Hilarious. In what other effectiveness calculation are you allowed to throw away the period of time the result is going against you?
To what extent is vax merely front-loading infections into the initial 14-day period which is then excluded from calculations?
There have been numerous papers published showing how well the vaccines protect people after the second dose. Some of this effect is an illusion. The effect happens as a result of inaccurate measuring and a phenomenon called survivorship bias.
Survivorship bias happens when a group is compared at two time points, but the members of the group change between the time points. [Those who get infected within the first two weeks after injection for some reason do not count.] It would be like assessing the quality of a swimming school which favours the technique of throwing people into the middle of the ocean, leaving them for a couple of hours and claiming credit for how well the remaining students can swim. After two hours, the only people left would be the ones who could already swim and possibly a few who learnt to swim the hard way! The poor souls who drowned in the interim don’t even make the count. Attributing the remaining people’s swimming ability to the coach who turned up 2 hours later would obviously give a very misleading picture. Pointing out that no-one drowned in later lessons would be equally misleading in determining the success of the ‘teaching technique’.
With covid vaccination there is a two week period after vaccination that is not included in the data. The rationale given for this is that vaccines take a while to induce antibodies and therefore the first two weeks’ data are not relevant. Obviously this is flawed. What if the vaccines have deleterious effects that are visible straightaway, that have nothing to do with antibody production? An example is the high rate of shingles seen after covid vaccination, suggesting there is a problem with viral reactivation. This may explain why Sars-CoV-2 infection rates are actually higher in the vaccinated than in the unvaccinated in the first two weeks after vaccination.

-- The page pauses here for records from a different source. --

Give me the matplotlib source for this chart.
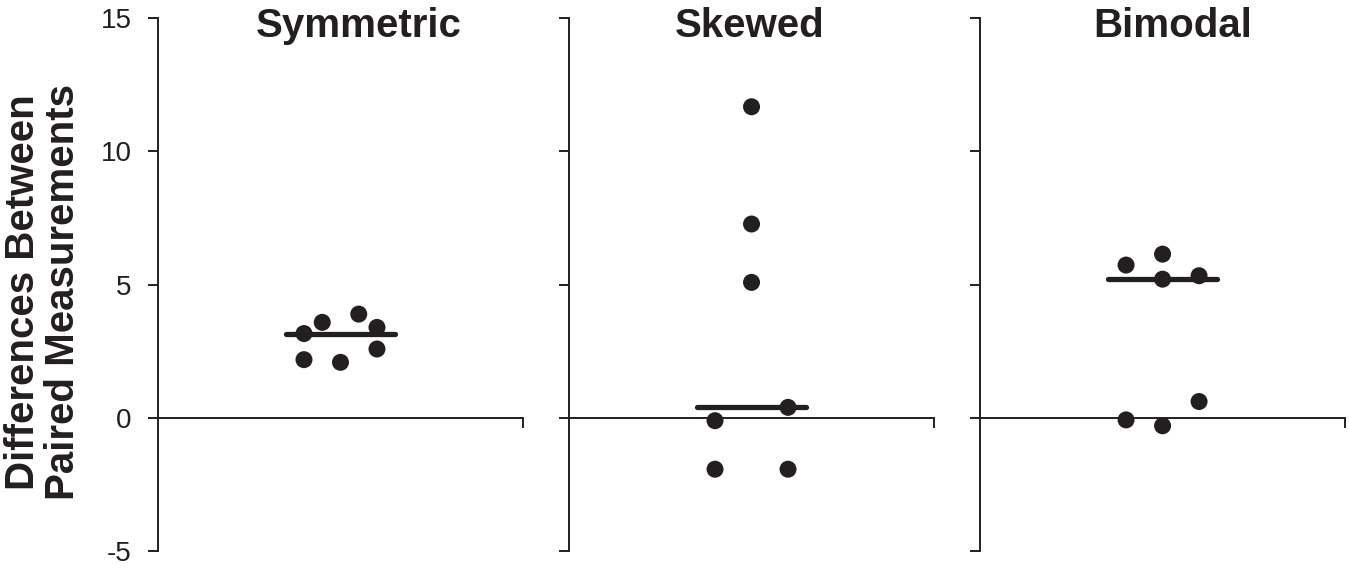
import numpy as np
import matplotlib
matplotlib.use('Agg')
import matplotlib.pyplot as plt

plt.rcParams['font.family'] = ['Liberation Sans', 'DejaVu Sans']
plt.rcParams['axes.unicode_minus'] = False

ink = '#231f20'

titles = ['Symmetric', 'Skewed', 'Bimodal']

# x offsets from the panel centre, y values
sym_x = [-0.2, -0.1, 0.1, 0.2, -0.2, 0.0, 0.2]
sym_y = [3.16, 3.58, 3.89, 3.39, 2.18, 2.08, 2.58]

skew_x = [0.0, 0.0, 0.0, 0.2, -0.2, -0.2, 0.2]
skew_y = [11.67, 7.27, 5.08, 0.39, -0.11, -1.93, -1.93]

bim_x = [-0.2, 0.0, 0.0, 0.2, -0.2, 0.0, 0.2]
bim_y = [5.73, 6.14, 5.20, 5.33, -0.08, -0.30, 0.61]

xs = [sym_x, skew_x, bim_x]
ys = [sym_y, skew_y, bim_y]

yticks = [-5, 0, 5, 10, 15]

fig = plt.figure(figsize=(13.49, 5.68), dpi=100)

lefts = [0.1171, 0.4218, 0.7265]
title_x = [0.549, 0.496, 0.529]

for i in range(3):
    ax = fig.add_axes([lefts[i], 0.0299, 0.2706, 0.9384])
    ax.set_xlim(0, 2)
    ax.set_ylim(-5, 15)

    x = 1 + np.array(xs[i])
    y = np.array(ys[i])
    med = np.median(y)
    ax.plot([0.7, 1.3], [med, med], color=ink, lw=3.8, solid_capstyle='round', zorder=2)
    ax.scatter(x, y, s=150, color=ink, edgecolors='none', zorder=3, clip_on=False)

    for s in ['top', 'right']:
        ax.spines[s].set_visible(False)
    ax.spines['bottom'].set_position(('data', 0))
    ax.spines['left'].set_linewidth(1.4)
    ax.spines['bottom'].set_linewidth(1.4)
    ax.spines['left'].set_color(ink)
    ax.spines['bottom'].set_color(ink)

    ax.set_yticks(yticks)
    ax.set_xticks([2])
    ax.set_xticklabels([])
    ax.tick_params(axis='y', direction='out', length=7, width=1.4, color=ink,
                   labelsize=20, labelcolor=ink, pad=12)
    ax.tick_params(axis='x', direction='out', length=7, width=1.4, color=ink)
    if i > 0:
        ax.set_yticklabels([])

    ax.text(title_x[i], 0.964, titles[i], transform=ax.transAxes, ha='center',
            va='baseline', fontsize=29, fontweight='bold', color=ink)

fig.text(0.032, 0.486, 'Differences Between\nPaired Measurements', rotation=90,
         ha='center', va='center', fontsize=29, fontweight='bold', color=ink,
         linespacing=1.05)

plt.savefig('out.png', dpi=100)
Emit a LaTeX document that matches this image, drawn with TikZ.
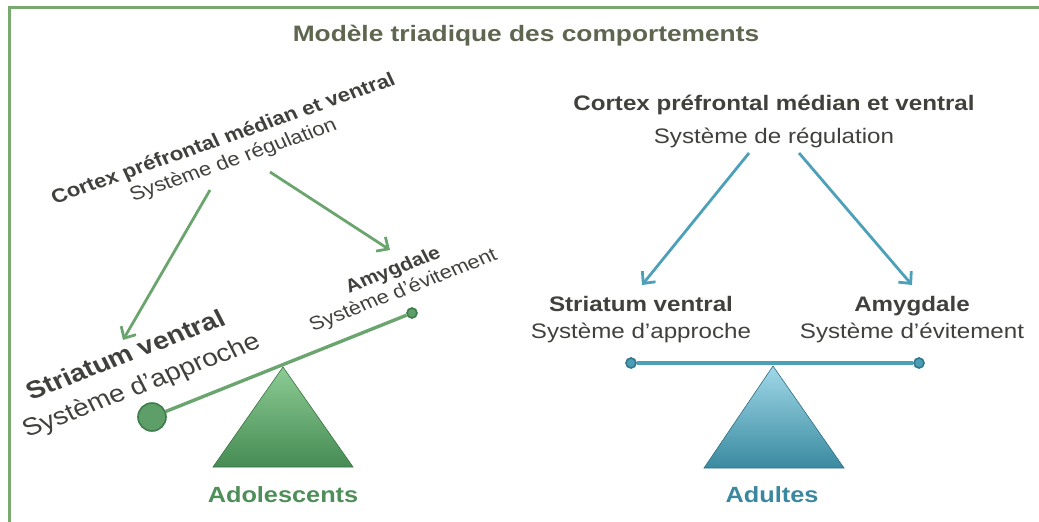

The effect of eliminating the first two weeks is a misleading data bias. If people become infected and are dying during that period, this needs to be included. [Especially since we know for a fact that infection rates shoot up during this period.] The possibility that the vaccine itself may exert an effect on infection rate cannot be overlooked and the entire dataset needs to be included in order to accurately assess effectiveness. By only measuring the period after the higher risk of infection (0-14 days) it is possible to be deceived. Any signal would be missed.